The Sistine Chapel. Text by Roberto Salvini, Ettore Camesasca and C.L Ragghianti. Vol. 1, 307 pages; Vol. 11, unpaged. Abrams. $275. When Michelangelo reluctantly began painting the ceiling in 1508, he still thought of himself primarily as a sculptor. He worked for years, mostly standing on the 62ft. high scaffolding rather than lying on his back, as hoary legend has it, and was interrupted by cramps, colds and periodic skirmishes with his testy patron, Pope Julius 11. When he finished in 1512, he was justly famous as "the divine Michelangelo." Ever since, writers have gossiped about, art historians studied, painters stolen from, and crowds journeyed to Rome to stare in wonder at the most massive and majestic blend of worldly splendor and Christian message that the Renaissance produced. Even though these two volumes cost almost exactly as much as youth fare flight to Rome, plus five days in a modest pensione, they provide more information—as well as more lasting, detailed and dramatic visions of the Sistine Chapel —than any tourist visit.

The Compact Edition of the Oxford English Dictionary. Complete text reproduced micro-graphically. 4,1 16 pages. Oxford, 2 vols. With magnifying glass, $75. The complete O.E.D. took more than 70 years to prepare and runs to 13 volumes because it gives sample quotations, going back farther than William the Conqueror, showing how words have changed color through the ages. Before becoming a game, Badminton served variously as the name of an English country estate and a cooling drink. As late as 1848, "snoop" meant "to appropriate or consume dainties in a clandestine manner." The word doom was a synonym for statute until legal proceedings and human nature changed its meaning. Even though the microprinting can be read only with the accompanying magnifying glass, which makes for hard browsing, the whole O.E.D. in two volumes is the etymological buy of a decade.
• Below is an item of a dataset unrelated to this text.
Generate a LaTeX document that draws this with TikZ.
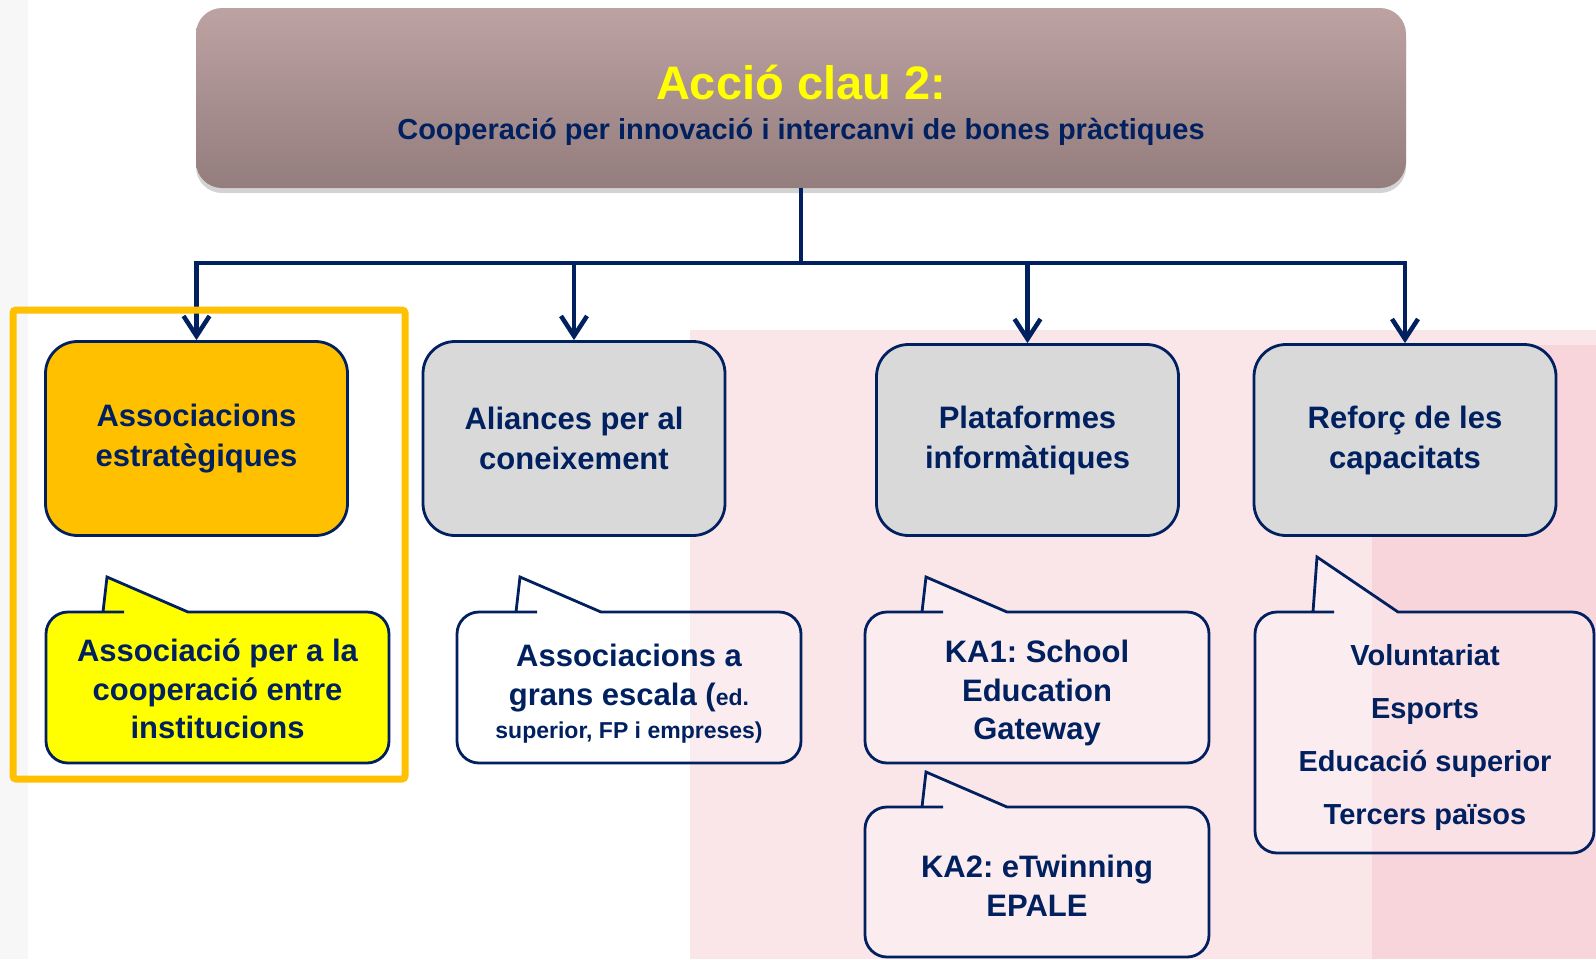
\documentclass[tikz,border=0pt]{standalone}
\usepackage{fontspec}
\setmainfont{Liberation Sans}
\usepackage{xcolor}
\usetikzlibrary{positioning,arrows.meta,shadows}
\frenchspacing

\definecolor{navy}{HTML}{002060}
\definecolor{keyorange}{HTML}{FFC000}
\definecolor{keygray}{HTML}{D9D9D9}
\definecolor{keyyellow}{HTML}{FFFF00}
\definecolor{mauvetop}{HTML}{BDA2A2}
\definecolor{mauvebot}{HTML}{947D7D}
\definecolor{wmpink}{HTML}{F7D5DA}

\tikzset{
  boxnode/.style={draw=navy, line width=2.8pt, rounded corners=32pt,
    minimum width=302pt, minimum height=194pt, align=center, text=navy,
    font=\bfseries\fontsize{31}{40}\selectfont},
  bubbleline/.style={draw=navy, line width=2.8pt},
  bubbletext/.style={align=center, text=navy, font=\bfseries\fontsize{31}{38.5}\selectfont},
  flow/.style={draw=navy, line width=4.5pt},
}

% callout outline: left, top, right, bottom, tail x, tail tip y, fill options
\newcommand{\bubble}[7]{%
  \draw[bubbleline, #7, rounded corners=22pt]
    (#5+85,#2) -- (#3,#2) -- (#3,#4) -- (#1,#4) -- (#1,#2) -- (#5-1,#2)
    [sharp corners] -- (#5,#2) -- (#5+4,#6) -- cycle;}

\begin{document}
\begin{tikzpicture}[x=1pt, y=-1pt, >={Straight Barb[length=20pt,width=26pt]}]
    \useasboundingbox (0,0) rectangle (1596,959);

    % faded watermark behind the chart
    \fill[black, opacity=0.03] (0,0) rectangle (28,959);
    \fill[wmpink, opacity=0.6] (690,330) rectangle (1596,959);
    \fill[wmpink] (1372,345) rectangle (1596,959);

    % Key action header
    \node[rounded corners=26pt, top color=mauvetop, bottom color=mauvebot,
          drop shadow={shadow xshift=0pt, shadow yshift=-5pt, opacity=0.35},
          minimum width=1210pt, minimum height=180pt, align=center,
          text=navy, font=\bfseries\fontsize{29}{40}\selectfont] (key) at (801,98)
        {\rule{0pt}{50pt}{\fontsize{47}{47}\selectfont\color{keyyellow}Acció clau 2:}\\
         Cooperació per innovació i intercanvi de bones pràctiques};

    % The four actions
    \node[boxnode, fill=keyorange] (b1) at (196.5,438.5) {Associacions\\estratègiques};
    \node[boxnode, fill=keygray] (b2) at (574,438.5) {Aliances per al\\coneixement};
    \node[boxnode, fill=keygray, minimum height=191pt] (b3) at (1027.5,440) {Plataformes\\informàtiques};
    \node[boxnode, fill=keygray, minimum height=191pt] (b4) at (1405,440) {Reforç de les\\capacitats};

    % Tree connectors
    \coordinate (bar) at (801,263);
    \draw[flow] (key.south) -- (bar);
    \draw[flow, line cap=rect] (b1 |- bar) -- (b4 |- bar);
    \foreach \b in {b1,b2,b3,b4}
        \draw[flow, ->] (\b |- bar) -- (\b.north);

    % Highlight frame
    \draw[keyorange, line width=7pt, rounded corners=3pt] (13,310) rectangle (405,779);

    % Callouts
    \bubble{46}{612}{389}{763}{103}{577}{fill=keyyellow}
    \node[bubbletext] (assoc) at (217.5,689) {Associació per a la\\cooperació entre\\institucions};

    \bubble{457}{612}{801}{763}{516}{577}{fill=white, fill opacity=0.3}
    \node[bubbletext] (grans) at (629,694)
        {Associacions a\\grans escala ({\fontsize{23}{28}\selectfont ed.}\\[-5pt]
         {\fontsize{23}{28}\selectfont superior, FP i empreses)}};

    \bubble{865}{612}{1209}{763}{922}{577}{fill=white, fill opacity=0.3}
    \node[bubbletext] (ka1) at (1037,693) {KA1: School\\Education\\Gateway};

    \bubble{865}{807}{1209}{957}{922}{772}{fill=white, fill opacity=0.3}
    \node[bubbletext] (ka2) at (1037,886) {KA2: eTwinning\\EPALE};

    \bubble{1255}{612}{1594}{853}{1313}{557}{fill=white, fill opacity=0.3}
    \node[bubbletext, font=\bfseries\fontsize{29}{53}\selectfont] (reforc) at (1425,737)
        {Voluntariat\\Esports\\Educació superior\\Tercers països};

\end{tikzpicture}
\end{document}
Edward Hopper by Lloyd Goodrich. 306 pages. Abrams. $50. Lloyd Goodrich is an accepted authority on Edward Hopper, but his prose, a mass of uninformative fatuity, confines itself to such perceptions as "One of the outstanding characteristics of Hopper's art was his unwavering consistency." The reproductions are embarrassingly over glossy. Still this is the first book to present all Hopper's work in a large format, and that at least is a service to the memory of a spare, quiet and lucid painter of the American scene.

The Life and Complete Work of Francisco Goya by Pierre Gassier and Juliet Wilson. Reynal and William Morrow. $50. There was room for just one more book on Goya and this is it —the first complete edition of his works. From the pastoral sweetness in the early tapestry designs to devouring melancholy in the Black Paintings, Goya's creations record one of the broadest, most intricate and energetic imaginations in art history. Gassier and Wilson are indispensable guides, as they take up every known painting, fresco, drawing and print by Goya and link the whole with a biographical narrative. The plates, though small, are clear; the book completely justifies its price.